**Work required:** Retype exactly what appears below from the line containing "Recreate this image as a Python" down to the line containing "whishi = [69, 63]", keeping both end lines. Do not include pictures.

+++

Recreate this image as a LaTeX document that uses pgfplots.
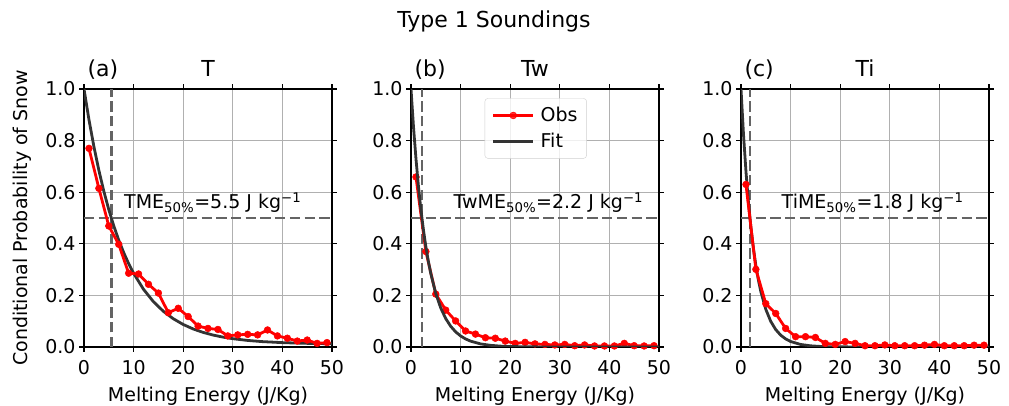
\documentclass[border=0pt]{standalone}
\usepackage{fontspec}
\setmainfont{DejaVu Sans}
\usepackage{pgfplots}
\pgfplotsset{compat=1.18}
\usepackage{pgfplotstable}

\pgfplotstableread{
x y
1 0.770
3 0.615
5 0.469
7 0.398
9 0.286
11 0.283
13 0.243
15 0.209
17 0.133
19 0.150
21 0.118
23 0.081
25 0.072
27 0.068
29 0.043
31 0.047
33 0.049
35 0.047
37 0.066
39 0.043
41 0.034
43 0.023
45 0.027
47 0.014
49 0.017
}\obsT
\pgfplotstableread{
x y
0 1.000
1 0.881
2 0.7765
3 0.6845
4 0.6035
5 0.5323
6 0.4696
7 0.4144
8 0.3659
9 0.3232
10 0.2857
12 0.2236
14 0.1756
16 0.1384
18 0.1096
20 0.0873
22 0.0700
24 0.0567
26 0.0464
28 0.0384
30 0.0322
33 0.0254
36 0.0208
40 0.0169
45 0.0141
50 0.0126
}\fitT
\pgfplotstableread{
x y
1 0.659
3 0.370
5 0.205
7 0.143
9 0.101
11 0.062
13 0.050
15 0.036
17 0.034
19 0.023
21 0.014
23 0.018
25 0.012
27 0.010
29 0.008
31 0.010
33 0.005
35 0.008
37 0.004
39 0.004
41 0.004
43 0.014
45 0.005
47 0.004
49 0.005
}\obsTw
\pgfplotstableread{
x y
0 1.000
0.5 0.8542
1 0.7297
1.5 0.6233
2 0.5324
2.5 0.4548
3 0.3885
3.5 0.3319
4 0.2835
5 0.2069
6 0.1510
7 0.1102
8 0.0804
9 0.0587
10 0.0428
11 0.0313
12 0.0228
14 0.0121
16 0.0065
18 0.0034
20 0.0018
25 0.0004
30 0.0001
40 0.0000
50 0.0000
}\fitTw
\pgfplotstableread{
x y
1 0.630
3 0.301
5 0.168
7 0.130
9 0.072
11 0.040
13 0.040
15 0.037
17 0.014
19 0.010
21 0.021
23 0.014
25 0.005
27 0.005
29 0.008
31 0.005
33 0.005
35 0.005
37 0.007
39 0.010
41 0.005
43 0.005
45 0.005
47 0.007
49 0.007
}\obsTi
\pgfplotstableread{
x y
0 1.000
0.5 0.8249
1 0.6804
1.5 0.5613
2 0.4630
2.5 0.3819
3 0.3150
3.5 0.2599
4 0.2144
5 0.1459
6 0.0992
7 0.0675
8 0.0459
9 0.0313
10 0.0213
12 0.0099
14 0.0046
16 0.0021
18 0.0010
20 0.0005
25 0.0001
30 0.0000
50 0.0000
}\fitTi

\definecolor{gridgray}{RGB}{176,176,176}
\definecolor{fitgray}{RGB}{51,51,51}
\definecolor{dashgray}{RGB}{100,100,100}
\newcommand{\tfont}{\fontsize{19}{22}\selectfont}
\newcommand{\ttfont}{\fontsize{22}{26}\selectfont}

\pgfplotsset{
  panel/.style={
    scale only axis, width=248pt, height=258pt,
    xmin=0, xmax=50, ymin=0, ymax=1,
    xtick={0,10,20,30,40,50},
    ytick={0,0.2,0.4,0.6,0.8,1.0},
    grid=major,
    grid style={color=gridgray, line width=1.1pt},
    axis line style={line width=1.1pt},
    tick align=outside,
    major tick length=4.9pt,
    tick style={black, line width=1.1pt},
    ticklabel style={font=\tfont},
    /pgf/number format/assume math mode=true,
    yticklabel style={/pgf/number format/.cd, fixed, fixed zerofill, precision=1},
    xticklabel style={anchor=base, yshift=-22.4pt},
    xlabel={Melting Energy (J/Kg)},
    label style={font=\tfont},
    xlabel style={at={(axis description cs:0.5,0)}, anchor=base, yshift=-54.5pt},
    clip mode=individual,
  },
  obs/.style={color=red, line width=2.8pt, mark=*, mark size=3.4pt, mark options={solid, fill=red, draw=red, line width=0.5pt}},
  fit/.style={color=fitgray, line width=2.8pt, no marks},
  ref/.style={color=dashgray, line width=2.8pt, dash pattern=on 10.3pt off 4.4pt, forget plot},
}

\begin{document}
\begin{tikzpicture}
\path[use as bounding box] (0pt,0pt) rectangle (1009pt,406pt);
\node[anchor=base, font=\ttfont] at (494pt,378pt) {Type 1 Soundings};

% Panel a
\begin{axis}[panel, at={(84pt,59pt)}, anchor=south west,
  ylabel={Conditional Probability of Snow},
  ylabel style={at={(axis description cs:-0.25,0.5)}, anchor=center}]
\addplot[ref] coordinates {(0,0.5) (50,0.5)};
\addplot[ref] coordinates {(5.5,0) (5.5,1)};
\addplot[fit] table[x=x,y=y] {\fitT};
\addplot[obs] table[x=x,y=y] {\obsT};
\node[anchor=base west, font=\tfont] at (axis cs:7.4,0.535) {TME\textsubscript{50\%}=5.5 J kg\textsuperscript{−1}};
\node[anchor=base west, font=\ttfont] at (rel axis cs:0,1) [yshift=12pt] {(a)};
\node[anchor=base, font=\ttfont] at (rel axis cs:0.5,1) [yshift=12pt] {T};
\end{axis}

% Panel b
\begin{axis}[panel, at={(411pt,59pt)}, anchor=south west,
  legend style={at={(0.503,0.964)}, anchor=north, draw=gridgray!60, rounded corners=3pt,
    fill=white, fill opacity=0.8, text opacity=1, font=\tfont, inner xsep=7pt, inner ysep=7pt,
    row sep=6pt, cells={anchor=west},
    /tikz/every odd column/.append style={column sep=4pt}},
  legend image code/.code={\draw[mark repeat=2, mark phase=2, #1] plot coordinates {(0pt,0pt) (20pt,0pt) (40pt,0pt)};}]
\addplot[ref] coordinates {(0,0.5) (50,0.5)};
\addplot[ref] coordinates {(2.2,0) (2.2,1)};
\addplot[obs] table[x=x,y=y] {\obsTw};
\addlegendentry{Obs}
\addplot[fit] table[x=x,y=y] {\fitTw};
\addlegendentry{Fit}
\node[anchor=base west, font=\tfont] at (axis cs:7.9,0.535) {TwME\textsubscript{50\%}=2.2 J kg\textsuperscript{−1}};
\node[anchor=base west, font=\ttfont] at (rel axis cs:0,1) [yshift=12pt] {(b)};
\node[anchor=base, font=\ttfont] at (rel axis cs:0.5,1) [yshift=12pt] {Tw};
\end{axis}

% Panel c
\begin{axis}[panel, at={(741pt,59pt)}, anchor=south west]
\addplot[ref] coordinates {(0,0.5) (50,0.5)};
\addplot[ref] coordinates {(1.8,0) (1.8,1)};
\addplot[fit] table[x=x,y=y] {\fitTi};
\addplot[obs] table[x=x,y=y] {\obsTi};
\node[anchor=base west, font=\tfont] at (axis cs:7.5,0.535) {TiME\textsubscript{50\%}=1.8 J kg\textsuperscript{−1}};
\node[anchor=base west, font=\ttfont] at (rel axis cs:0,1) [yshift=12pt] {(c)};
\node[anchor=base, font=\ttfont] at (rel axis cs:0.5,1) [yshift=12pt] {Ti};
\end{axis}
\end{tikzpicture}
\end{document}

+++

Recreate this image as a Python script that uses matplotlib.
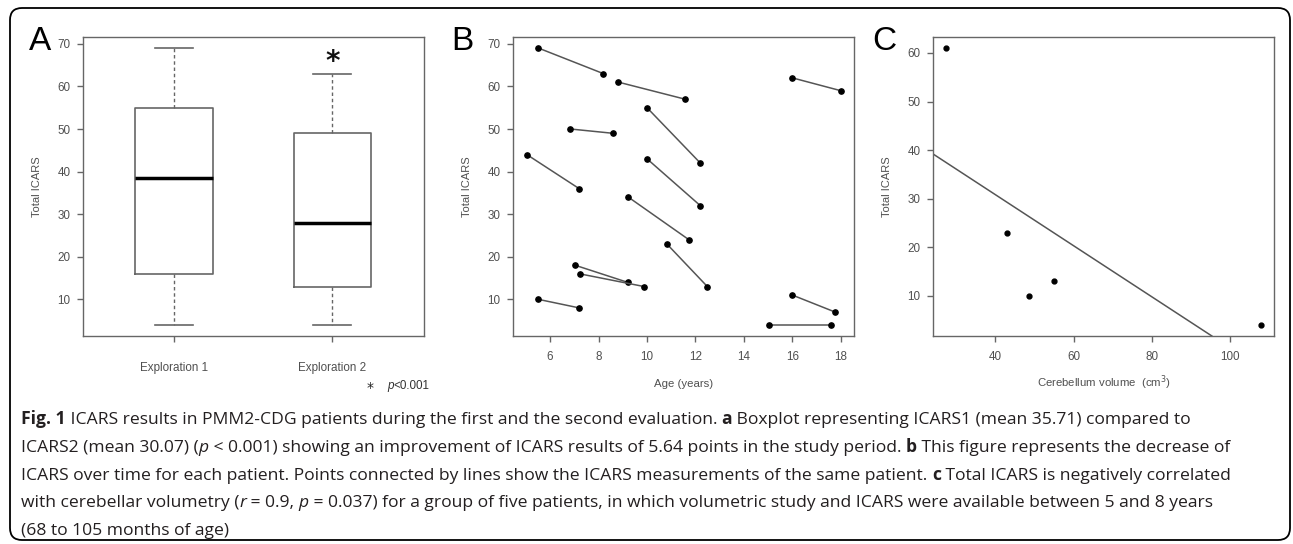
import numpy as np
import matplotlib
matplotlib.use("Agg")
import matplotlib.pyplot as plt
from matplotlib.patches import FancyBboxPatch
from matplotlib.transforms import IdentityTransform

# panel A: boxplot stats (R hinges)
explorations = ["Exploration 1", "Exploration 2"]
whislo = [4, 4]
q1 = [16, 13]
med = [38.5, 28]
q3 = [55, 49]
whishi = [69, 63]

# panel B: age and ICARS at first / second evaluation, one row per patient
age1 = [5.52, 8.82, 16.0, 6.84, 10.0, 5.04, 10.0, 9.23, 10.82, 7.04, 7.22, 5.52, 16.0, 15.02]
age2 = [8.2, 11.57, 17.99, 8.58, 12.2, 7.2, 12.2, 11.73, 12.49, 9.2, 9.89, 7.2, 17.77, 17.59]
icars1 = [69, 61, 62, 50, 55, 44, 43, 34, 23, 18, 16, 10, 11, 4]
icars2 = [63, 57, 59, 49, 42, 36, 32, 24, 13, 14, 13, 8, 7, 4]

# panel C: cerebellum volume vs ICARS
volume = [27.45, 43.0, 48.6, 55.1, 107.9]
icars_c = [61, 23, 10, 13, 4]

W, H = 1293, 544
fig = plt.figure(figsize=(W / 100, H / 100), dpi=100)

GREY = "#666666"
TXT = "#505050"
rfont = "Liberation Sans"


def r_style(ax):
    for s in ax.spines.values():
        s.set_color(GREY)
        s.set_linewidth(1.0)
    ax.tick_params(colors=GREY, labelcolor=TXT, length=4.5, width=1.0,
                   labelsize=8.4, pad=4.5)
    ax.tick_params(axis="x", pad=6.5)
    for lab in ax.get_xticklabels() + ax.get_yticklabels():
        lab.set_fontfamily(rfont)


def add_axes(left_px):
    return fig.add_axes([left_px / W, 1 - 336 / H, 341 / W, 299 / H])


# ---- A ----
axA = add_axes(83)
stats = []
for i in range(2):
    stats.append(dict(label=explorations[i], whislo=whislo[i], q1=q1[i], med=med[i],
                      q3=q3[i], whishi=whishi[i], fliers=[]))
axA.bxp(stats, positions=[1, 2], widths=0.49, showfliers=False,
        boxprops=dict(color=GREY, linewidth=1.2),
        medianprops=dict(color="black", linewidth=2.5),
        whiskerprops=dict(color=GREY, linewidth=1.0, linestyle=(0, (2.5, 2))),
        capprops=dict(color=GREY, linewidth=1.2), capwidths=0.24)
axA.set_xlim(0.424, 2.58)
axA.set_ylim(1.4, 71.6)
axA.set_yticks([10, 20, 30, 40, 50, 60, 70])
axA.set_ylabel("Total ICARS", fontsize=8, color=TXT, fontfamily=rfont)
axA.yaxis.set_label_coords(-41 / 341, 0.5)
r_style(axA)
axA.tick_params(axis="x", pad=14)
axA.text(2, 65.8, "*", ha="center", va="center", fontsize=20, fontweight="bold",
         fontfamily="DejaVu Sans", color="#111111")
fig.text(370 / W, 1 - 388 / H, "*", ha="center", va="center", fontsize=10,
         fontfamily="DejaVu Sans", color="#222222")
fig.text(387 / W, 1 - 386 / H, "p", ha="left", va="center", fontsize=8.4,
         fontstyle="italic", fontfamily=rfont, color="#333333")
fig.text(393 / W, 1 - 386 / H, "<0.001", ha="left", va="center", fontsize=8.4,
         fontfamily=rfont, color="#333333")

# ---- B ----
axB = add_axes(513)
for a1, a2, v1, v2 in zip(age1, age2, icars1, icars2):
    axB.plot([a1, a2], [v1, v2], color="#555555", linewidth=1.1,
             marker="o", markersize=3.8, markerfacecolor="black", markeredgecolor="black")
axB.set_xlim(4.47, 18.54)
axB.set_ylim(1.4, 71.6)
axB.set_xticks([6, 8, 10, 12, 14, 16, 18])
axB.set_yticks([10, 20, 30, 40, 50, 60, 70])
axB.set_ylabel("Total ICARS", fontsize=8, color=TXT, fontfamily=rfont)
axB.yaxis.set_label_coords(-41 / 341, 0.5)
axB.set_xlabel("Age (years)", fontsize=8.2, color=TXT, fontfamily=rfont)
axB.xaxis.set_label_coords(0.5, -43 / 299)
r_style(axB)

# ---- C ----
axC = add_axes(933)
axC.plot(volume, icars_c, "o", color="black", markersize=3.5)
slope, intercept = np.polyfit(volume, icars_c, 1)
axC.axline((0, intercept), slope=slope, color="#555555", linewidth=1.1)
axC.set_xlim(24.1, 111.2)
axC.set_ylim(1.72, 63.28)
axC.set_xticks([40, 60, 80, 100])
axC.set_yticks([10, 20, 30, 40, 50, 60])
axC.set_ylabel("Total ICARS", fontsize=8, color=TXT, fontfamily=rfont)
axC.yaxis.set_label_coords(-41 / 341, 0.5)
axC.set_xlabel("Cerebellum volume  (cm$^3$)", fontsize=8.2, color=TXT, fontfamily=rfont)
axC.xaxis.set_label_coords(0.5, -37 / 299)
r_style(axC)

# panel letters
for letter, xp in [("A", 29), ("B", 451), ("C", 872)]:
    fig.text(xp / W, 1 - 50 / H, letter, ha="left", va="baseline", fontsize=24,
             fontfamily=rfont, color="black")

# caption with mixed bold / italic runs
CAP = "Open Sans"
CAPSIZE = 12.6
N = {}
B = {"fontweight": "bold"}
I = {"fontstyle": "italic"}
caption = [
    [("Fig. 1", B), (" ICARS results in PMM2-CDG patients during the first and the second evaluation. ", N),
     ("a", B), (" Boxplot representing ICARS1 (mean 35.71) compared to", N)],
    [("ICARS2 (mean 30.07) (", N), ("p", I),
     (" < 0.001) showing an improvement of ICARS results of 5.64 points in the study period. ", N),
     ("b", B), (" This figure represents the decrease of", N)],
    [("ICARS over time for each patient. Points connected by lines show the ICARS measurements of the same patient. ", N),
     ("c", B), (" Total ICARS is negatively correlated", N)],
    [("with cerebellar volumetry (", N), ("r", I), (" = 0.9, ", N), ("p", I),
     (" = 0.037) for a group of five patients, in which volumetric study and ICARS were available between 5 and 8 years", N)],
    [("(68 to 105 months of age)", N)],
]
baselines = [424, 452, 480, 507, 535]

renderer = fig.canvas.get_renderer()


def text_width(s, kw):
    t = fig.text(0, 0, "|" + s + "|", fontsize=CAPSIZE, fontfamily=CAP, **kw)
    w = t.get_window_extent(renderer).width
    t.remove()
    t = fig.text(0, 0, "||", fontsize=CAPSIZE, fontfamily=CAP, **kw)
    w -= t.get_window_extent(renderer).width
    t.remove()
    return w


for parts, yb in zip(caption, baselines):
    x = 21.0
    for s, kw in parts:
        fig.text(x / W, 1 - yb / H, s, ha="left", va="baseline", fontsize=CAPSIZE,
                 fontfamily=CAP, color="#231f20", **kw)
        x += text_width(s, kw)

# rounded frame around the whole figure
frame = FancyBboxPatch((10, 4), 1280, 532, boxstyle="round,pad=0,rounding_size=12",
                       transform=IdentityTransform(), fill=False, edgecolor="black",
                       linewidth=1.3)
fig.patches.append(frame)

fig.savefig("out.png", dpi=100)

+++

**Task response:**
Recreate this image as a Python script that uses matplotlib.
import numpy as np
import matplotlib
matplotlib.use("Agg")
import matplotlib.pyplot as plt
from matplotlib.patches import FancyBboxPatch
from matplotlib.transforms import IdentityTransform

# panel A: boxplot stats (R hinges)
explorations = ["Exploration 1", "Exploration 2"]
whislo = [4, 4]
q1 = [16, 13]
med = [38.5, 28]
q3 = [55, 49]
whishi = [69, 63]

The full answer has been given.